Pope Francis is drawing attention to the immediate climate change threat to the Pacific Islands, says climate change minister James Shaw says.
Mr Shaw and Pacific Peoples Minister Aupito William Sio are representing New Zealand at climate talks in Germany, and on the way there had an audience with Pope Francis at the Vatican.
The COP23 conference in Bonn is being convened under the presidency of Fiji, giving the international meeting a decidedly Pacific feel and focus.
Mr Shaw said delegates from Melanesia, Micronesia and Polynesia read statements at the Vatican meeting on different facets of the climate challenge. Pope Francis responded drawing on his encyclical of 2015, in which he described climate change as a global problem with grave implications.

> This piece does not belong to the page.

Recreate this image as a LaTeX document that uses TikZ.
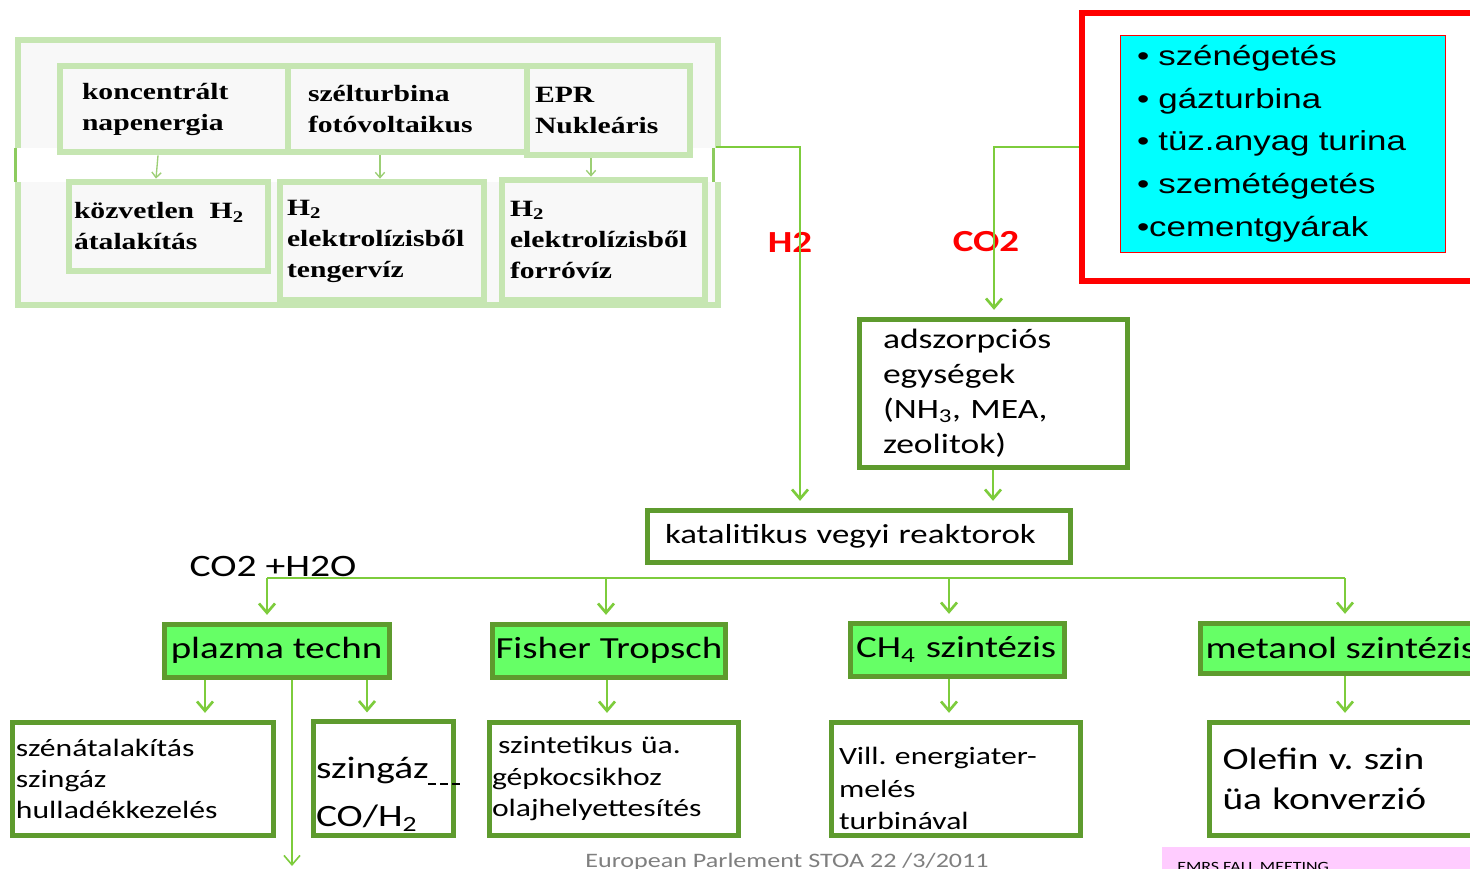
\documentclass[tikz,border=0pt]{standalone}
\usepackage{fontspec}
\setmainfont{Carlito}[FakeStretch=1.27]
\newfontfamily\timesf{Liberation Serif}[FakeStretch=1.27]
\newfontfamily\arialf{Liberation Sans}[FakeStretch=1.27]
\usetikzlibrary{arrows.meta, positioning}
\definecolor{paleframe}{HTML}{C6E6B2}
\definecolor{palefill}{HTML}{F8F8F8}
\definecolor{bandline}{HTML}{8CCB5E}
\definecolor{boxgreen}{HTML}{5E9B2E}
\definecolor{fillgreen}{HTML}{66FF66}
\definecolor{arrowgreen}{HTML}{7DCC3C}
\definecolor{thingreen}{HTML}{9CCF75}
\definecolor{listcyan}{HTML}{00FFFF}
\definecolor{meetpink}{HTML}{FFCCFF}
\definecolor{footgrey}{HTML}{7F7F7F}
\frenchspacing

\begin{document}
\begin{tikzpicture}[x=0.75pt, y=-0.75pt,
    srcbox/.style={draw=paleframe, line width=5pt, fill=palefill, align=left,
        font=\timesf\bfseries\fontsize{17.5}{23.25}\selectfont},
    outbox/.style={draw=boxgreen, line width=3.75pt, fill=white, align=left},
    procbox/.style={draw=boxgreen, line width=3.75pt, fill=fillgreen, inner xsep=2pt,
        font=\fontsize{23}{27}\selectfont},
    conn/.style={draw=arrowgreen, line width=2pt, -{Straight Barb[length=7pt,width=12pt]}, shorten >=5pt},
    thinconn/.style={draw=thingreen, line width=1pt, -{Straight Barb[length=4pt,width=7pt]}},
    flowlbl/.style={text=red, font=\bfseries\fontsize{23}{27}\selectfont}]

    \useasboundingbox (0,0) rectangle (1470,868);
    \clip (0,0) rectangle (1470,868);
    \fill[white] (0,0) rectangle (1470,868);

    % energiaforrasok
    \draw[draw=paleframe, line width=5pt, fill=palefill] (18,40) rectangle (718,305);
    \fill[white] (8,148) rectangle (724,182);
    \draw[bandline, line width=2.25pt] (15,148) -- (15,182) (713,148) -- (713,182);

    \node[srcbox, text width=138pt, inner xsep=16.5pt, minimum height=64.5pt] (sun) at (174,109) {koncentrált\\napenergia};
    \node[srcbox, text width=149.25pt, inner xsep=15pt, minimum height=64.5pt] (wind) at (407.5,109) {szélturbina\\fotóvoltaikus};
    \node[srcbox, text width=110.25pt, inner xsep=6pt, minimum height=66.75pt] (epr) at (608.5,110.5) {EPR\\Nukleáris};
    \node[srcbox, text width=141.75pt, inner xsep=3.75pt, minimum height=66.75pt] (direct) at (168.5,226.5) {közvetlen\ \ H\textsubscript{2}\\átalakítás};
    \node[srcbox, text width=142.5pt, inner xsep=5.25pt, minimum height=88.5pt] (sea) at (382,241) {H\textsubscript{2}\\elektrolízisből\\tengervíz};
    \node[srcbox, text width=140.25pt, inner xsep=6pt, minimum height=90pt] (hot) at (603.5,240) {H\textsubscript{2}\\elektrolízisből\\forróvíz};

    \draw[thinconn] (sun.south -| 158,0) -- (direct.north -| 156,0);
    \draw[thinconn] (wind.south -| 380,0) -- (sea.north -| 380,0);
    \draw[thinconn] (epr.south -| 591,0) -- (hot.north -| 591,0);

    % CO2 forrasok
    \node[draw=red, line width=4.5pt, anchor=north west, minimum width=315pt, minimum height=201pt] (emis) at (1079,10) {};
    \node[draw=red, line width=0.75pt, fill=listcyan, align=left, text width=218.25pt, inner xsep=12.75pt,
        minimum height=162.75pt, font=\arialf\fontsize{20.6}{32}\selectfont] (srclist) at (1282.5,143.5)
        {\textbullet\ szénégetés\\
         \textbullet\ gázturbina\\
         \textbullet\ tüz.anyag turina\\
         \textbullet\ szemétégetés\\
         \textbullet cementgyárak};

    % reaktorok
    \node[outbox, text width=165pt, inner xsep=18pt, minimum height=111pt, font=\fontsize{21}{26.25}\selectfont] (ads) at (993,393)
        {adszorpciós\\egységek\\(NH\textsubscript{3}, MEA,\\zeolitok)};
    \node[outbox, text width=290.25pt, inner xsep=13.5pt, minimum height=39pt, font=\fontsize{20.6}{24}\selectfont] (kat) at (858.5,536)
        {katalitikus vegyi reaktorok};

    \node[flowlbl] (h2lbl) at (790,242) {H2};
    \node[flowlbl] (co2lbl) at (986,242) {CO2};

    \coordinate (h2out) at (716,147);
    \coordinate (h2bend) at (800,147);
    \draw[conn] (h2out) -- (h2bend) -- (h2bend |- kat.north);
    \coordinate (co2bend) at (emis.west -| 994,0);
    \draw[conn] (emis.west) -- (co2bend) -- (co2bend |- ads.north);
    \draw[conn] (ads.south) -- (ads.south |- kat.north);

    % szintezisek
    \node[procbox, minimum width=168.75pt, minimum height=39.75pt] (plz) at (276.5,650.5) {plazma techn};
    \node[procbox, minimum width=174pt, minimum height=39.75pt] (ft) at (609,650.5) {Fisher Tropsch};
    \node[procbox, align=left, text width=151.5pt, inner xsep=4.5pt, minimum height=39.75pt] (ch) at (957,649.5) {CH\textsubscript{4} szintézis};
    \node[procbox, anchor=west, inner xsep=3.75pt, minimum height=37.5pt] (met) at (1198,648) {metanol szintézis};

    \node[font=\fontsize{23.4}{28}\selectfont] (bustxt) at (273,566) {CO2 +H2O};
    \coordinate (busl) at (267,578);
    \coordinate (busr) at (1345,578);
    \draw[arrowgreen, line width=1.5pt] (busl) -- (busr);
    \foreach \xb/\tgt in {267/plz, 606/ft, 949/ch, 1345/met}
        \draw[conn] (\xb,578) -- (\tgt.north -| \xb,0);

    % termekek
    \node[outbox, text width=189.75pt, inner xsep=3pt, minimum height=84.75pt, font=\fontsize{18.7}{23.3}\selectfont] (conv) at (142.5,778.5)
        {szénátalakítás\\szingáz\\hulladékkezelés};
    \node[outbox, text width=100.5pt, inner xsep=2.25pt, minimum height=84.75pt, font=\fontsize{23.3}{36}\selectfont] (syn) at (383,778.5)
        {\rule{0pt}{39pt}szingáz\\CO/H\textsubscript{2}};
    \node[outbox, text width=182.25pt, inner xsep=2.25pt, minimum height=84.75pt, font=\fontsize{18.7}{23.3}\selectfont] (szint) at (613.5,778.5)
        {\hspace*{4.5pt}szintetikus üa.\\gépkocsikhoz\\olajhelyettesítés};
    \node[outbox, text width=174.75pt, inner xsep=6pt, minimum height=84.75pt, font=\fontsize{18.7}{24.4}\selectfont] (vill) at (955.5,778.5)
        {\rule{0pt}{28.5pt}Vill. energiater-\\melés\\turbinával};
    \node[outbox, anchor=west, text width=200.25pt, inner xsep=9.75pt, minimum height=84.75pt, font=\fontsize{23.3}{30}\selectfont] (olef) at (1207,778.5)
        {Olefin v. szin\\üa konverzió};

    \draw[black, line width=2pt, dash pattern=on 6pt off 3pt] (428,784) -- (463,784);

    \draw[conn] (plz.south -| 205,0) -- (conv.north -| 205,0);
    \draw[conn] (plz.south -| 367,0) -- (syn.north -| 367,0);
    \coordinate (plzout) at (292,866);
    \draw[conn, line width=1.2pt, shorten >=0pt] (plz.south -| plzout) -- (plzout);
    \draw[conn] (ft.south -| 607,0) -- (szint.north -| 607,0);
    \draw[conn] (ch.south -| 949,0) -- (vill.north -| 949,0);
    \draw[conn] (met.south -| 1345,0) -- (olef.north -| 1345,0);

    % lablec
    \node[text=footgrey, anchor=base, font=\fontsize{15.4}{18}\selectfont] (foot) at (787,867) {European Parlement STOA 22 /3/2011};
    \node[fill=meetpink, anchor=north west, minimum width=240pt, minimum height=30pt] (mtg) at (1162,847) {};
    \node[anchor=base west, inner sep=0pt, font=\fontsize{10.6}{12}\selectfont] (mtgtxt) at (1177,871) {EMRS FALL MEETING};
\end{tikzpicture}
\end{document}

"He is extremely concerned about the territorial threat from rising sea levels and about the state of the oceans," Mr Shaw said.
"[Pope Francis] is now drawing attention specifically to the immediate threat that the islands are facing" - James Shaw
"He is continuing to use the weight of his office and his influence to draw attention to the environment in general, but climate change specifically.
"The reason it's such a big deal for the Pacific Islands is that he's now drawing attention specifically to the immediate threat that the islands are facing."
Mr Shaw said last month the government would consider creating a new visa category for people from the Pacific displaced by climate change.
Mr Shaw said rival delegations of US state governors and mayors at the summit was "talking at cross purposes" with the official federal government delegation.
The US government announced earlier this year it was withdrawing form the Paris Agreement on climate change, but cannot leave the agreement until 2020 so it has sent a team of negotiators to this meeting.
"There's a number of states and cities where the mayors and the governors have declared that they still intend to act as if the US government is part of the Paris agreement, Mr Shaw said.
"Those cities and states collectively add up to a substantial portion of the US economy.
"There is a strong counter movement in the US that wants the rest of the world to know that there is a strong push for the US to stay in the agreement."